Lannes ranks with Davout and Masséna as the ablest of all Napoleon's marshals, and consciously or unconsciously was the best exponent of the emperor's method of making war. Hence his constant employment in tasks requiring the utmost resolution and daring, and more especially when the emperor's combinations depended upon the vigour and self-sacrifice of a detachment or fraction of the army. It was thus with Lannes at Friedland and at Aspern as it was with Davout at Austerlitz and Auerstädt, and Napoleon's estimate of his subordinates' capacities can almost exactly be judged by the frequency with which he used them to prepare the way for his own shattering blow.
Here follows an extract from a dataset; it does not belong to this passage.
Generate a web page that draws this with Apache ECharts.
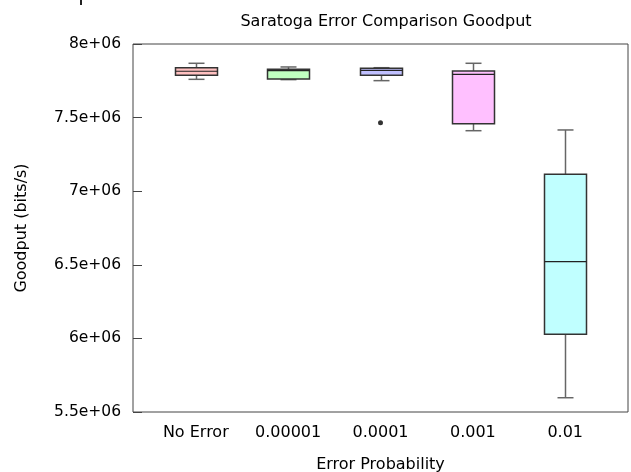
<!DOCTYPE html>
<html>
<head>
<meta charset="utf-8">
<script src="https://cdn.jsdelivr.net/npm/echarts@6/dist/echarts.min.js"></script>
<style>
html,body{margin:0;padding:0;background:#fff;}
#chart{width:631px;height:472px;}
</style>
</head>
<body>
<div id="chart"></div>
<script>
// ---- data ----
const categories = ['No Error', '0.00001', '0.0001', '0.001', '0.01'];
const mins    = [7760000, 7758000, 7751000, 7411000, 5597000];
const q1s     = [7787000, 7762000, 7787000, 7459000, 6028000];
const medians = [7815000, 7819000, 7821000, 7794000, 6521000];
const q3s     = [7839000, 7828000, 7835000, 7817000, 7115000];
const maxs    = [7869000, 7844000, 7839000, 7869000, 7416000];
const outlierCategory = ['0.0001'];
const outlierValues = [7465000];
const yTicks = [5500000, 6000000, 6500000, 7000000, 7500000, 8000000];
const yTickLabels = ['5.5e+06', '6e+06', '6.5e+06', '7e+06', '7.5e+06', '8e+06'];

// ---- styles ----
const boxFills = ['#ffc0c0', '#c0ffc0', '#c0c0ff', '#ffc0ff', '#c0ffff'];
const FONT = 'DejaVu Sans';

const boxData = categories.map((c, i) => [i + 1, mins[i], q1s[i], medians[i], q3s[i], maxs[i]]);
const outlierData = outlierCategory.map((c, i) => [categories.indexOf(c) + 1, outlierValues[i]]);

const chart = echarts.init(document.getElementById('chart'));
chart.setOption({
  animation: false,
  backgroundColor: '#fff',
  title: {
    text: 'Saratoga Error Comparison Goodput',
    left: 381, top: 9, textAlign: 'center',
    textStyle: { fontFamily: FONT, fontSize: 16, fontWeight: 'normal', color: '#000' }
  },
  grid: { left: 133, top: 44, width: 495, height: 368, outerBoundsMode: 'none', containLabel: false,
          show: true, borderColor: '#444', borderWidth: 1, backgroundColor: 'transparent' },
  xAxis: {
    type: 'value', min: 0.32, max: 5.68,
    name: 'Error Probability', nameLocation: 'middle', nameGap: 45,
    nameTextStyle: { fontFamily: FONT, fontSize: 16, color: '#000' },
    axisLine: { show: false }, axisTick: { show: false }, splitLine: { show: false },
    axisLabel: {
      customValues: [1, 2, 3, 4, 5],
      formatter: v => categories[Math.round(v) - 1],
      margin: 13, fontFamily: FONT, fontSize: 16, color: '#000'
    }
  },
  yAxis: {
    type: 'value', min: 5500000, max: 8000000, interval: 500000,
    name: 'Goodput (bits/s)', nameLocation: 'middle', nameGap: 103,
    nameTextStyle: { fontFamily: FONT, fontSize: 16, color: '#000' },
    axisLine: { show: false },
    axisTick: { show: true, inside: true, length: 9, lineStyle: { color: '#444' } },
    splitLine: { show: false },
    axisLabel: {
      formatter: v => { const k = yTicks.findIndex(t => Math.abs(t - v) < 1); return k >= 0 ? yTickLabels[k] : ''; },
      margin: 12, fontFamily: FONT, fontSize: 15.5, color: '#000'
    }
  },
  graphic: [
    { type: 'rect', shape: { x: 80, y: 0, width: 2, height: 5 }, style: { fill: '#222' } }
  ],
  series: [
    {
      type: 'custom',
      data: boxData,
      encode: { x: 0, y: [1, 2, 3, 4, 5] },
      renderItem: function (params, api) {
        const x = api.value(0);
        const pMin = api.coord([x, api.value(1)]);
        const pQ1 = api.coord([x, api.value(2)]);
        const pMed = api.coord([x, api.value(3)]);
        const pQ3 = api.coord([x, api.value(4)]);
        const pMax = api.coord([x, api.value(5)]);
        const cx = Math.round(pMin[0]) + 0.5;
        const hw = 21, cap = 8;
        const whisker = { stroke: '#666', lineWidth: 1.5 };
        return {
          type: 'group',
          children: [
            { type: 'line', shape: { x1: cx, y1: pMax[1], x2: cx, y2: pQ3[1] }, style: whisker },
            { type: 'line', shape: { x1: cx, y1: pQ1[1], x2: cx, y2: pMin[1] }, style: whisker },
            { type: 'line', shape: { x1: cx - cap, y1: pMax[1], x2: cx + cap, y2: pMax[1] }, style: whisker },
            { type: 'line', shape: { x1: cx - cap, y1: pMin[1], x2: cx + cap, y2: pMin[1] }, style: whisker },
            { type: 'rect', shape: { x: cx - hw, y: pQ3[1], width: hw * 2, height: pQ1[1] - pQ3[1] },
              style: { fill: boxFills[params.dataIndex], stroke: '#333', lineWidth: 1.5 } },
            { type: 'line', shape: { x1: cx - hw, y1: pMed[1], x2: cx + hw, y2: pMed[1] }, style: { stroke: '#222', lineWidth: 1.2 } }
          ]
        };
      }
    },
    {
      type: 'scatter',
      data: outlierData,
      symbol: 'circle', symbolSize: 5,
      itemStyle: { color: '#000' }
    }
  ]
});
</script>
</body>
</html>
Routine generals with the usual military virtue, or careful and exact troop leaders like Soult and Macdonald, Napoleon kept under his own hand for the final assault which he himself launched, but the long hours of preparatory fighting against odds of two to one, which alone made the final blow possible, he entrusted only to men of extraordinary courage and high capacity for command. In his own words, he found Lannes a pygmy, and lost him a giant. Lannes's place in his affections was never filled.

Lannes purchased the magnificent seventeenth-century Château de Maisons, not far from Paris, in 1804 and had one of its state apartments redecorated for a visit from Napoleon, but he had little use of it.